PROMPT: Exactly repeat the material, dropping every picture from the copy.
○ ○ ○ ○ ○ ○ ○
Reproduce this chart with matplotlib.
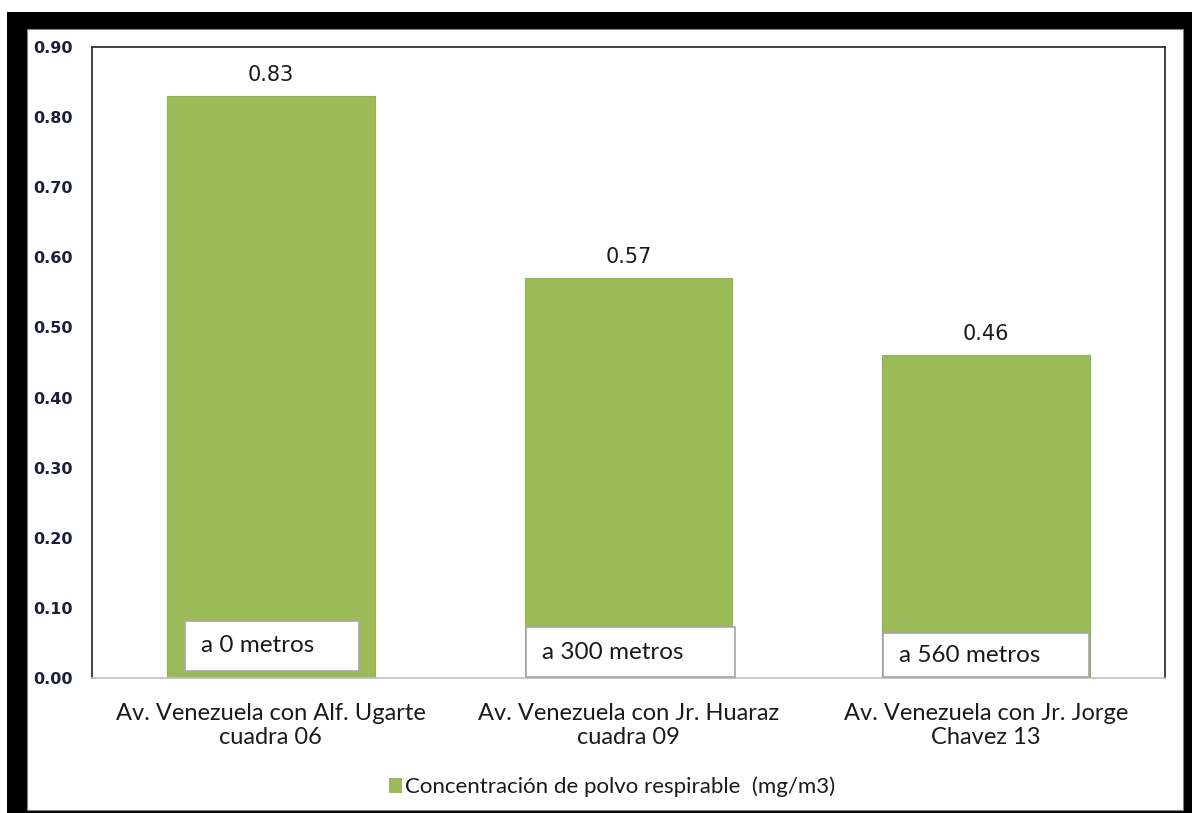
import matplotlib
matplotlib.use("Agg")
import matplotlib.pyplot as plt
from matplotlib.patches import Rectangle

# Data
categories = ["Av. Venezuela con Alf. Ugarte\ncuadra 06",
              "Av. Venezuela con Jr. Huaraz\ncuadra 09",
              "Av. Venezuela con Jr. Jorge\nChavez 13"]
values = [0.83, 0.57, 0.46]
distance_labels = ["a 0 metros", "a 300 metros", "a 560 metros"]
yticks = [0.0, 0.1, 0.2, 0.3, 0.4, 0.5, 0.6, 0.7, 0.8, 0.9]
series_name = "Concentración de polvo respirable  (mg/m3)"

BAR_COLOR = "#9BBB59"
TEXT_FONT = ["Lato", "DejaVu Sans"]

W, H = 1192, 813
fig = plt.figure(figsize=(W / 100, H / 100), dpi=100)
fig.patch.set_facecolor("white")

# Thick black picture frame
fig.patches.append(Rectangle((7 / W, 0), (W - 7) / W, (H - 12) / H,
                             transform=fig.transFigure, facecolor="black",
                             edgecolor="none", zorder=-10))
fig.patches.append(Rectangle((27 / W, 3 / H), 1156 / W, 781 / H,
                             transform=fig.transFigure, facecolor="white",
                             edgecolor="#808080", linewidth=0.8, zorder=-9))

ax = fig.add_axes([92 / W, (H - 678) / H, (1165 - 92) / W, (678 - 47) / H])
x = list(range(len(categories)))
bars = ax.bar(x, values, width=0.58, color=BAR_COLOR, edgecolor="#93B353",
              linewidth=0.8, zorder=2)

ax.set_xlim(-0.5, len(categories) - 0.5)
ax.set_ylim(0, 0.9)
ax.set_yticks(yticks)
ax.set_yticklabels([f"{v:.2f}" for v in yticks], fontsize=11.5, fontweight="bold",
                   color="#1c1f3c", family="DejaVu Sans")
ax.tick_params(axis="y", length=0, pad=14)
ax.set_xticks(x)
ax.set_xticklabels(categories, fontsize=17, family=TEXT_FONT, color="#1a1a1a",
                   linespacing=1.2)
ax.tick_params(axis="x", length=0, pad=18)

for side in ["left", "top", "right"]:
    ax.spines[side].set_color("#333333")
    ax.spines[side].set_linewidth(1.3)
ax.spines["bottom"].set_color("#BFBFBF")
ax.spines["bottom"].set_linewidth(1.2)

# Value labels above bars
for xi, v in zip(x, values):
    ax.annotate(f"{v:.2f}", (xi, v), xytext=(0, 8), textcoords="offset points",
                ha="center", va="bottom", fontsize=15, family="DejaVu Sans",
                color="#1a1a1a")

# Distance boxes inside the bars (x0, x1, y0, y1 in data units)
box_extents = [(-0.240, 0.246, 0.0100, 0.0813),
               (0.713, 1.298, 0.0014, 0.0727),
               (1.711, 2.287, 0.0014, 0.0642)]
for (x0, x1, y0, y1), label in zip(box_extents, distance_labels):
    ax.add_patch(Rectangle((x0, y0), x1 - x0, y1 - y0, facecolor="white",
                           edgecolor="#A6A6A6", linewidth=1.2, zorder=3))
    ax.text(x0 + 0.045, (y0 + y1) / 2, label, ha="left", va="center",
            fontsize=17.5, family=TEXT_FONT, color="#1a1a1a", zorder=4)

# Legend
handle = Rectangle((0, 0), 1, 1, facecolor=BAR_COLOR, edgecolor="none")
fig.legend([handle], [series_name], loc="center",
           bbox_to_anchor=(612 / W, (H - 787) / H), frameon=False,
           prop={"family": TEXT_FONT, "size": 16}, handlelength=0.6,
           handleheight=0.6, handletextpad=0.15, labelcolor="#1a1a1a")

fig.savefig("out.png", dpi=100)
○ ○ ○ ○ ○ ○ ○
TASK OUTPUT:
Reproduce this chart with matplotlib.
import matplotlib
matplotlib.use("Agg")
import matplotlib.pyplot as plt
from matplotlib.patches import Rectangle

# Data
categories = ["Av. Venezuela con Alf. Ugarte\ncuadra 06",
              "Av. Venezuela con Jr. Huaraz\ncuadra 09",
              "Av. Venezuela con Jr. Jorge\nChavez 13"]
values = [0.83, 0.57, 0.46]
distance_labels = ["a 0 metros", "a 300 metros", "a 560 metros"]
yticks = [0.0, 0.1, 0.2, 0.3, 0.4, 0.5, 0.6, 0.7, 0.8, 0.9]
series_name = "Concentración de polvo respirable  (mg/m3)"

BAR_COLOR = "#9BBB59"
TEXT_FONT = ["Lato", "DejaVu Sans"]

W, H = 1192, 813
fig = plt.figure(figsize=(W / 100, H / 100), dpi=100)
fig.patch.set_facecolor("white")

# Thick black picture frame
fig.patches.append(Rectangle((7 / W, 0), (W - 7) / W, (H - 12) / H,
                             transform=fig.transFigure, facecolor="black",
                             edgecolor="none", zorder=-10))
fig.patches.append(Rectangle((27 / W, 3 / H), 1156 / W, 781 / H,
                             transform=fig.transFigure, facecolor="white",
                             edgecolor="#808080", linewidth=0.8, zorder=-9))

ax = fig.add_axes([92 / W, (H - 678) / H, (1165 - 92) / W, (678 - 47) / H])
x = list(range(len(categories)))
bars = ax.bar(x, values, width=0.58, color=BAR_COLOR, edgecolor="#93B353",
              linewidth=0.8, zorder=2)

ax.set_xlim(-0.5, len(categories) - 0.5)
ax.set_ylim(0, 0.9)
ax.set_yticks(yticks)
ax.set_yticklabels([f"{v:.2f}" for v in yticks], fontsize=11.5, fontweight="bold",
                   color="#1c1f3c", family="DejaVu Sans")
ax.tick_params(axis="y", length=0, pad=14)
ax.set_xticks(x)
ax.set_xticklabels(categories, fontsize=17, family=TEXT_FONT, color="#1a1a1a",
                   linespacing=1.2)
ax.tick_params(axis="x", length=0, pad=18)

for side in ["left", "top", "right"]:
    ax.spines[side].set_color("#333333")
    ax.spines[side].set_linewidth(1.3)
ax.spines["bottom"].set_color("#BFBFBF")
ax.spines["bottom"].set_linewidth(1.2)

# Value labels above bars
for xi, v in zip(x, values):
    ax.annotate(f"{v:.2f}", (xi, v), xytext=(0, 8), textcoords="offset points",
                ha="center", va="bottom", fontsize=15, family="DejaVu Sans",
                color="#1a1a1a")

# Distance boxes inside the bars (x0, x1, y0, y1 in data units)
box_extents = [(-0.240, 0.246, 0.0100, 0.0813),
               (0.713, 1.298, 0.0014, 0.0727),
               (1.711, 2.287, 0.0014, 0.0642)]
for (x0, x1, y0, y1), label in zip(box_extents, distance_labels):
    ax.add_patch(Rectangle((x0, y0), x1 - x0, y1 - y0, facecolor="white",
                           edgecolor="#A6A6A6", linewidth=1.2, zorder=3))
    ax.text(x0 + 0.045, (y0 + y1) / 2, label, ha="left", va="center",
            fontsize=17.5, family=TEXT_FONT, color="#1a1a1a", zorder=4)

# Legend
handle = Rectangle((0, 0), 1, 1, facecolor=BAR_COLOR, edgecolor="none")
fig.legend([handle], [series_name], loc="center",
           bbox_to_anchor=(612 / W, (H - 787) / H), frameon=False,
           prop={"family": TEXT_FONT, "size": 16}, handlelength=0.6,
           handleheight=0.6, handletextpad=0.15, labelcolor="#1a1a1a")

fig.savefig("out.png", dpi=100)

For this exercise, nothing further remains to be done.